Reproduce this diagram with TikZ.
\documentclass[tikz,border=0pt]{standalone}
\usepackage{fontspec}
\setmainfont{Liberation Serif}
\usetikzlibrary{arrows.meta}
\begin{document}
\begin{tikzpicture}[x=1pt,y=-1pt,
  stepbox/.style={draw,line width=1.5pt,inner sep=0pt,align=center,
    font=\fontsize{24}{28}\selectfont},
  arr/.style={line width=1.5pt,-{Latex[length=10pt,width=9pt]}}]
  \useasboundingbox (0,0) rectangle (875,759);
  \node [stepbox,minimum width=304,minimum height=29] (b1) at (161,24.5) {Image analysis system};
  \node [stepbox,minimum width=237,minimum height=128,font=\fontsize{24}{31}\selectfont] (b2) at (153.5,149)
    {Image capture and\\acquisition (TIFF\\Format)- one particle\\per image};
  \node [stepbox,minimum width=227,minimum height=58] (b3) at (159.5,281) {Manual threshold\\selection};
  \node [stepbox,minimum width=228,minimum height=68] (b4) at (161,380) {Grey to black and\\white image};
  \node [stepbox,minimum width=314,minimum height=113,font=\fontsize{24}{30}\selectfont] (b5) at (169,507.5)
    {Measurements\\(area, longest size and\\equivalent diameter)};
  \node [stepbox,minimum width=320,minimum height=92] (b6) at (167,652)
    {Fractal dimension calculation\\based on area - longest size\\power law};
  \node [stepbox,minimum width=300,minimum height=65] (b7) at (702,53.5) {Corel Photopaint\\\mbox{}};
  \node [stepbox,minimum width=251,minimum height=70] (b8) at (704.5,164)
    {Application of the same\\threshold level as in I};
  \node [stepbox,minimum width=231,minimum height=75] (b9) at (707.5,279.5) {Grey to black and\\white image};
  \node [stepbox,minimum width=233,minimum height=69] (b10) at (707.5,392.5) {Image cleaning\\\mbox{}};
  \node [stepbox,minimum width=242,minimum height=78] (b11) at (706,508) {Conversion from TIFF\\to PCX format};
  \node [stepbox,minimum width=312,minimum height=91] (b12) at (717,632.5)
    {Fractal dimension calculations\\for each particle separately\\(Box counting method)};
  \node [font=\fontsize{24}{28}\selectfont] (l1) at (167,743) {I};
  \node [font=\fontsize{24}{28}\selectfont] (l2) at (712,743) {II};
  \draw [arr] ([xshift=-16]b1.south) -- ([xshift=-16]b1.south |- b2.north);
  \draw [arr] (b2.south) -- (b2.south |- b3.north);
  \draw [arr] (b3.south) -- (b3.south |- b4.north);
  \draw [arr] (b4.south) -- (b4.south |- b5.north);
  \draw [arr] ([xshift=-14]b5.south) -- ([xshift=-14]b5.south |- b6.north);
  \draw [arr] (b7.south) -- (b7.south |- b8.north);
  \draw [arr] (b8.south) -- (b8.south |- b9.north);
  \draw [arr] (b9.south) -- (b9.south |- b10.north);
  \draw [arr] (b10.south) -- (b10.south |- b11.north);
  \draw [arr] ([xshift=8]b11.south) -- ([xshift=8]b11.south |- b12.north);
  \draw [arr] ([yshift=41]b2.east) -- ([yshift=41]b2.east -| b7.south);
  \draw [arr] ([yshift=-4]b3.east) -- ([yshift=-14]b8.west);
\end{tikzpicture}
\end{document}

■ WHAT TO WORK ON
All of the lines above must be returned exactly.

■ SOLUTION TO THIS TASK
Reproduce this diagram with TikZ.
\documentclass[tikz,border=0pt]{standalone}
\usepackage{fontspec}
\setmainfont{Liberation Serif}
\usetikzlibrary{arrows.meta}
\begin{document}
\begin{tikzpicture}[x=1pt,y=-1pt,
  stepbox/.style={draw,line width=1.5pt,inner sep=0pt,align=center,
    font=\fontsize{24}{28}\selectfont},
  arr/.style={line width=1.5pt,-{Latex[length=10pt,width=9pt]}}]
  \useasboundingbox (0,0) rectangle (875,759);
  \node [stepbox,minimum width=304,minimum height=29] (b1) at (161,24.5) {Image analysis system};
  \node [stepbox,minimum width=237,minimum height=128,font=\fontsize{24}{31}\selectfont] (b2) at (153.5,149)
    {Image capture and\\acquisition (TIFF\\Format)- one particle\\per image};
  \node [stepbox,minimum width=227,minimum height=58] (b3) at (159.5,281) {Manual threshold\\selection};
  \node [stepbox,minimum width=228,minimum height=68] (b4) at (161,380) {Grey to black and\\white image};
  \node [stepbox,minimum width=314,minimum height=113,font=\fontsize{24}{30}\selectfont] (b5) at (169,507.5)
    {Measurements\\(area, longest size and\\equivalent diameter)};
  \node [stepbox,minimum width=320,minimum height=92] (b6) at (167,652)
    {Fractal dimension calculation\\based on area - longest size\\power law};
  \node [stepbox,minimum width=300,minimum height=65] (b7) at (702,53.5) {Corel Photopaint\\\mbox{}};
  \node [stepbox,minimum width=251,minimum height=70] (b8) at (704.5,164)
    {Application of the same\\threshold level as in I};
  \node [stepbox,minimum width=231,minimum height=75] (b9) at (707.5,279.5) {Grey to black and\\white image};
  \node [stepbox,minimum width=233,minimum height=69] (b10) at (707.5,392.5) {Image cleaning\\\mbox{}};
  \node [stepbox,minimum width=242,minimum height=78] (b11) at (706,508) {Conversion from TIFF\\to PCX format};
  \node [stepbox,minimum width=312,minimum height=91] (b12) at (717,632.5)
    {Fractal dimension calculations\\for each particle separately\\(Box counting method)};
  \node [font=\fontsize{24}{28}\selectfont] (l1) at (167,743) {I};
  \node [font=\fontsize{24}{28}\selectfont] (l2) at (712,743) {II};
  \draw [arr] ([xshift=-16]b1.south) -- ([xshift=-16]b1.south |- b2.north);
  \draw [arr] (b2.south) -- (b2.south |- b3.north);
  \draw [arr] (b3.south) -- (b3.south |- b4.north);
  \draw [arr] (b4.south) -- (b4.south |- b5.north);
  \draw [arr] ([xshift=-14]b5.south) -- ([xshift=-14]b5.south |- b6.north);
  \draw [arr] (b7.south) -- (b7.south |- b8.north);
  \draw [arr] (b8.south) -- (b8.south |- b9.north);
  \draw [arr] (b9.south) -- (b9.south |- b10.north);
  \draw [arr] (b10.south) -- (b10.south |- b11.north);
  \draw [arr] ([xshift=8]b11.south) -- ([xshift=8]b11.south |- b12.north);
  \draw [arr] ([yshift=41]b2.east) -- ([yshift=41]b2.east -| b7.south);
  \draw [arr] ([yshift=-4]b3.east) -- ([yshift=-14]b8.west);
\end{tikzpicture}
\end{document}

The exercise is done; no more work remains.